The kind of laughter provoked by Lequeu's encyclopaedic work makes us classify it with that 'certain Chinese encyclopaedia' mentioned by Michel Foucault:

It left a suspicion that there is no worse disorder than the incongruous and the linking of things that do not belong together ... this would be a disorder which sets aglitter the facets of many possible orders of things in the no-man's-land of the 'heteroclite' which has neither laws nor geometry; and we must take this term in its etymological sense as meaning things that are so placed, 'laid down' or disposed that they have no slot or pattern into which they naturally fit, and no common

place or ground underlying them.

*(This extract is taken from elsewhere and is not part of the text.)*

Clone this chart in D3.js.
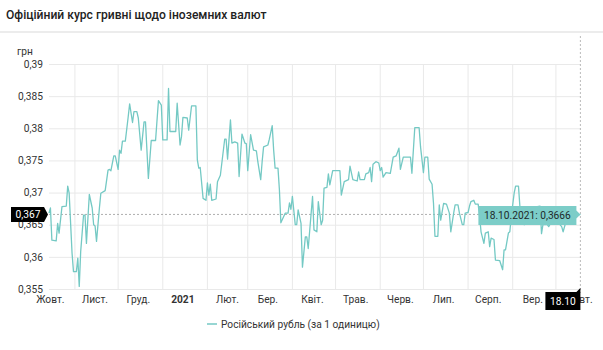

Utopias are reassuring, because although they have no place in reality they open up cities with vast avenues, admirably designed parks, landscapes of milk and honey, even though our access to them is chimerical. But heterotopias are disturbing, no doubt because they furtively

undermine language, because they prevent us from naming this or that; because they destroy or confuse names; because they set out to corrupt or demolish 'syntax'--not only that syntax which structures phrases, but that less obvious one which binds words and things together, side by side and face to face. That is why utopias allow the creation of fables and discourses, confabulations which are the direct outcome of

the spoken language itself in its natural dimension of the fabula; whereas heterotopias inhibit expression, halt words in their tracks, threaten the very existence of a unifying grammar: they dismember our myths and strike barren the lyricism of fine words.

2016.08.24 10:03
26 August
Conjuring Venturi's Eclectic Houses as subliminal mausoleums? Strada Novissima as a street of subliminal mausoleums? Soane's House as subliminal mausoleums? Johnson's Estate as subliminal mausoleums? I think I should read "The vertigo of the mélange" again, this time from a different perspective.
Funny, just looked at "The vertigo of the mélange" and the article after it is "Union of the arts: Sir John Soane's museum-house" and the ultima article is "The house of dreams and memories: Philip Johnson at New Canaan" and the whole issue is on the museum of architecture.
Quondam as subliminal mausoleum? Who knew?


2016.08.24 15:31
Cuteness and the fight for architectural preservation
The end of second video: Sylvia Lavin in such a cute top joyfully taking a snap of Rudolph turned classical. What could be cuter than that?!
Easter Bunny comes early this year. Hollow chocolate or FAT revival? Same difference.


2016.08.24 16:08
Cuteness and the fight for architectural preservation
Exactly what cultural ground is architecture losing?
Is this project really an example of architecture gaining cultural ground?
Ephemerality and cultural ground are kind of polar opposites, aren't they?
I can still remember when they boarded up the windows of abandoned homes along North Philadelphia's Broad Street with cutely painted window scenes with curtains and cats and flower pots. Aesthetically, it worked. The abandoned buildings quickly looked better, but it didn't take long for that betterment to fad, rot, and ultimately be demolished.
I thinks it's good to remember that ephemerality can actually be nothing but ephemeral.


2016.08.24 17:13
Cuteness and the fight for architectural preservation
Regarding strategy, again, I think it's good to remember that ephemerality can actually be nothing but ephemeral.
When exactly did architects fill the role of leader and teacher in the community on matters related to space, lifestyle, urban culture etc.? Have architects ever even been trained to be leaders and teachers in the community on matters related to space, lifestyle, urban culture etc.? Don't tell me cuteness and wishful thinking are the same thing.
And companies that want to sell products or real estate to the public, like computer, furniture or car companies, do not put a lot of effort in trying to "educate" the consumer, they advertise, i.e., put a lot of effort/money into fabricating consumer need/desire.
Does the public really need/desire architects to fill the role of leader and teacher in the community on matters related to space, lifestyle, urban culture etc.? I seriously doubt it.


2016.08.25 16:04
Cuteness and the fight for architectural preservation
Do you mean interactive media as a means to broaden the awareness of current/pressing preservation issues? Because I don't see how any interactive media can assuredly aid preservation. For example, this cuteness game could just as easily be used to promote demolition--it all depends on the intentions of the person using the game (or any other interactive media).